What the system lacked in NVH comfort, it made up for in performance, cutting 1.5 seconds—about 10 percent—from the skidpad lap time. “Incredible. I’ve never seen anything like it,” Popp says.

Three days later they set up a 30-second autocross course. “My dad brought his B Street Prepared Corvette over to baseline the car against—LT4, six-speed, 315s up front and 335s in the rear. Fast,” Danny explains. Without the sucker motor, the Cheaparral was about 1.6 seconds behind the BSP Vette. With the fan running, the Cheaparral bested the race car by 1.4 seconds, meaning the blower was worth about 3 seconds—10 percent—at the short autocross.

So what’s it like to drive a vacuum-assisted twin-turbo Corvette?

“I had to drive off feel only. There’s no noise other than the sucker,” Danny says. “It took some time to get used to just how capable the car was for a beater car. The biggest area of improvement was obviously handling—the braking potential was never realized at the speeds we were traveling. Acceleration was not harmed whatsoever.”

The only element that was negatively affected was the power steering, he continues. “It was marginal to start with, and it did not like the additional 1000 pounds of downforce. It was not linear, either. These are the kinds of surprises that you don’t like, but there was no money in the budget to fix it.”
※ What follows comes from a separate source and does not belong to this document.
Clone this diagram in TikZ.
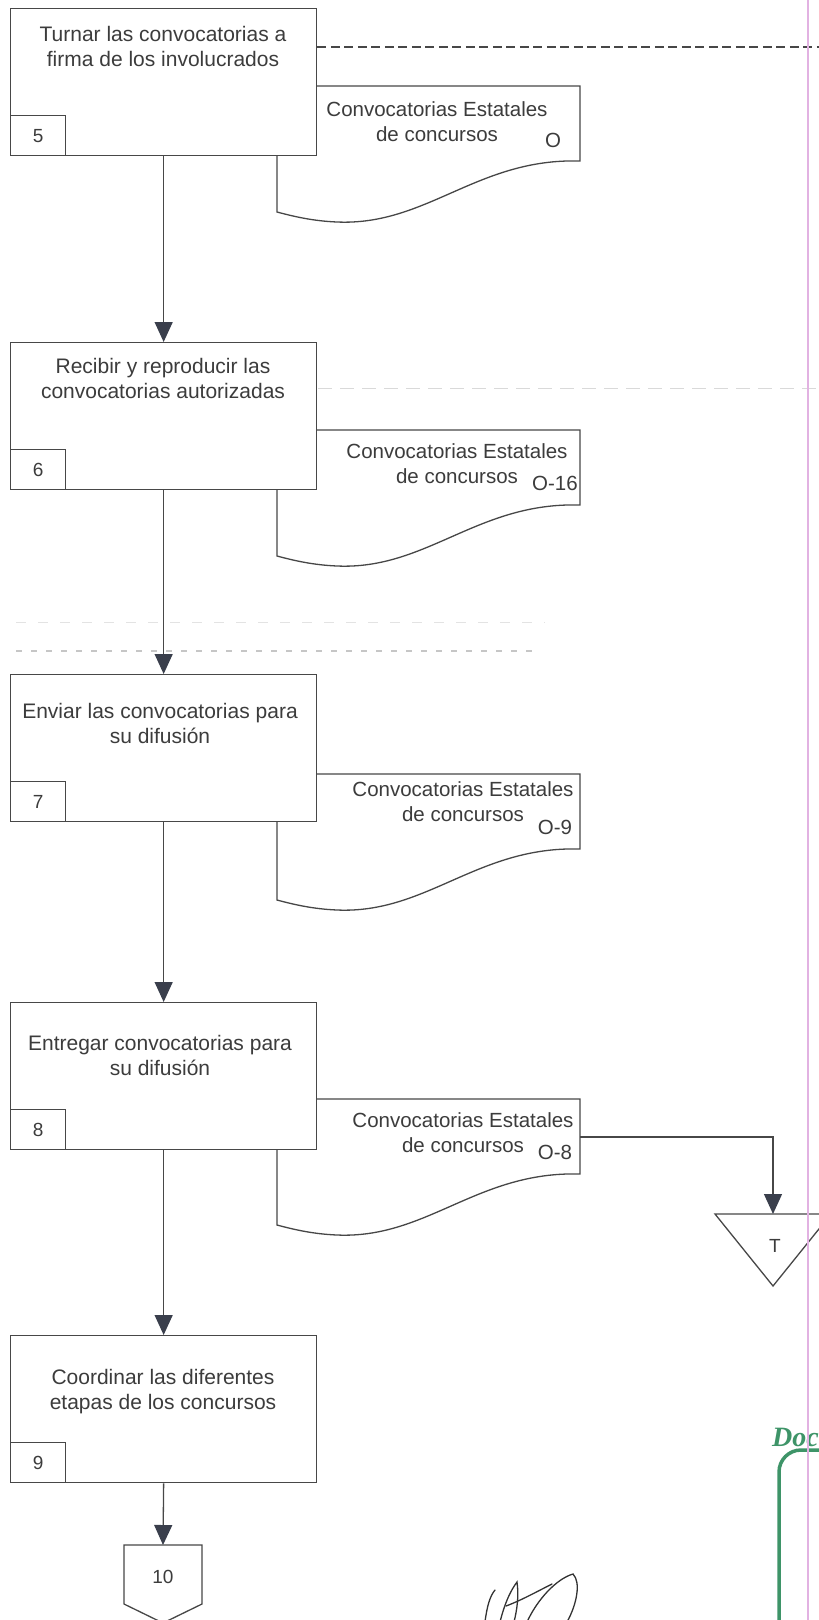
\documentclass[tikz,border=0pt]{standalone}
\usepackage{fontspec}
\setmainfont{Liberation Sans}
\newfontfamily\stampfont{Liberation Serif}
\usetikzlibrary{arrows.meta}
\definecolor{ink}{HTML}{3C3C3C}
\definecolor{linec}{HTML}{474747}
\definecolor{tipc}{HTML}{3A3F4C}
\definecolor{pinkline}{HTML}{E2B2E2}
\definecolor{stampgreen}{HTML}{3E9468}

\begin{document}
\begin{tikzpicture}[x=1pt,y=-1pt,
  procbox/.style={draw=linec, line width=1.3pt, fill=white, minimum width=306pt,
    minimum height=147pt, inner sep=0pt, anchor=north west},
  numbox/.style={draw=linec, line width=1.3pt, fill=white, minimum width=55pt,
    minimum height=40pt, inner sep=0pt, anchor=south west,
    font=\fontsize{19}{22}\selectfont, text=ink},
  boxtext/.style={align=center, font=\fontsize{21}{25}\selectfont, text=ink, inner sep=0pt},
  doctext/.style={align=center, font=\fontsize{20.5}{25}\selectfont, text=ink, inner sep=0pt},
  docline/.style={draw=linec, line width=1.3pt, fill=white},
  flow/.style={draw=linec, line width=1.3pt,
    -{Triangle[width=18pt,length=20pt,color=tipc,fill=tipc]}},
  scanline/.style={line width=1pt},
  sig/.style={draw=black!80, line width=1.3pt, line cap=round},
  docshape/.pic={
    \path[docline] (0,0) -- (303,0) -- (303,75)
      .. controls (200,72) and (150,140) .. (60,136)
      .. controls (35,135) and (15,130) .. (0,126) -- cycle;
  }
]
\useasboundingbox (0,0) rectangle (819,1620);

% faint guide lines
\draw[scanline, gray!30, dash pattern=on 14pt off 8pt] (318,388) -- (819,388);
\draw[scanline, gray!22, dash pattern=on 10pt off 12pt] (16,622) -- (545,622);
\draw[scanline, gray!45, line width=1.3pt, dash pattern=on 6pt off 9pt] (16,651) -- (540,651);

% documents behind the process boxes
\pic at (277,86) {docshape};
\pic at (277,430) {docshape};
\pic at (277,774) {docshape};
\pic at (277,1099) {docshape};

% process boxes
\node[procbox] (b5) at (10,8) {};
\node[procbox] (b6) at (10,342) {};
\node[procbox] (b7) at (10,674) {};
\node[procbox] (b8) at (10,1002) {};
\node[procbox] (b9) at (10,1335) {};

\node[numbox] (n5) at (b5.south west) {5};
\node[numbox] (n6) at (b6.south west) {6};
\node[numbox] (n7) at (b7.south west) {7};
\node[numbox] (n8) at (b8.south west) {8};
\node[numbox] (n9) at (b9.south west) {9};

\node[boxtext] (t5) at (163,46.5) {Turnar las convocatorias a\\firma de los involucrados};
\node[boxtext] (t6) at (163,378.5) {Recibir y reproducir las\\convocatorias autorizadas};
\node[boxtext] (t7) at (160,723.5) {Enviar las convocatorias para\\su difusión};
\node[boxtext] (t8) at (160,1055.5) {Entregar convocatorias para\\su difusión};
\node[boxtext] (t9) at (163,1392) {Coordinar las diferentes\\etapas de los concursos};

% document texts
\node[doctext] (d5t) at (437,121.5) {Convocatorias Estatales\\de concursos};
\node[doctext] (d5c) at (553,140) {O};
\node[doctext] (d6t) at (457,464) {Convocatorias Estatales\\de concursos};
\node[doctext] (d6c) at (555,483) {O-16};
\node[doctext] (d7t) at (463,802) {Convocatorias Estatales\\de concursos};
\node[doctext] (d7c) at (555,827) {O-9};
\node[doctext] (d8t) at (463,1133) {Convocatorias Estatales\\de concursos};
\node[doctext] (d8c) at (555,1152) {O-8};

% dashed link to the right
\coordinate (dashEnd) at (822,47);
\draw[draw=linec, line width=1.5pt, dash pattern=on 9pt off 4.5pt] (dashEnd -| b5.east) -- (dashEnd);

% temporary file
\coordinate (tTop) at (773,1214);
\path[docline] (715,1214) -- (831,1214) -- (773,1286) -- cycle;
\node[boxtext, font=\fontsize{19}{22}\selectfont] (tT) at (775,1246) {T};

% off-page connector
\coordinate (c10top) at (163,1545);
\path[docline] (124,1545) -- (202,1545) -- (202,1604) -- (163,1623) -- (124,1604) -- cycle;
\node[boxtext, font=\fontsize{19}{22}\selectfont] (c10) at (163,1577) {10};

% flow connectors
\draw[flow] (b5.south) -- (b6.north);
\draw[flow] (b6.south) -- (b7.north);
\draw[flow] (b7.south) -- (b8.north);
\draw[flow] (b8.south) -- (b9.north);
\draw[flow] (b9.south) -- (c10top);
\coordinate (d8out) at (580,1137);
\draw[flow] (d8out) -| (tTop);

% signature
\draw[sig] (485,1622) .. controls (487,1606) and (490,1596) .. (495,1590);
\draw[sig] (500,1622) .. controls (505,1602) and (511,1590) .. (517,1582)
  .. controls (519,1596) and (517,1610) .. (514,1622);
\draw[sig] (506,1606) .. controls (522,1600) and (538,1591) .. (552,1584);
\draw[sig] (527,1622) .. controls (537,1600) and (556,1579) .. (573,1574)
  .. controls (581,1582) and (577,1604) .. (567,1622);

% stamp in the corner
\node[font=\stampfont\fontsize{28}{28}\selectfont\bfseries\itshape, text=stampgreen,
  anchor=base west, inner sep=0pt] (stampword) at (772,1446) {Doc};
\draw[stampgreen, line width=3.5pt, rounded corners=22pt] (779,1640) -- (779,1450) -- (850,1450);

% page margin line
\draw[pinkline, line width=1.2pt] (808,-2) -- (808,1622);
\end{tikzpicture}
\end{document}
Popp insists that little snags like the loose screw in the throttle pedal prevented a demonstration of the Cheaparral’s true handling potential. “There was more—a lot more,” Popp assures us. “At least two more seconds on the autocross course.” Considering Popp’s level of experience, the unusual grip level of the car and the fact that he set FTD on his first run, we’re inclined to believe him. “Maybe next year,” he grins.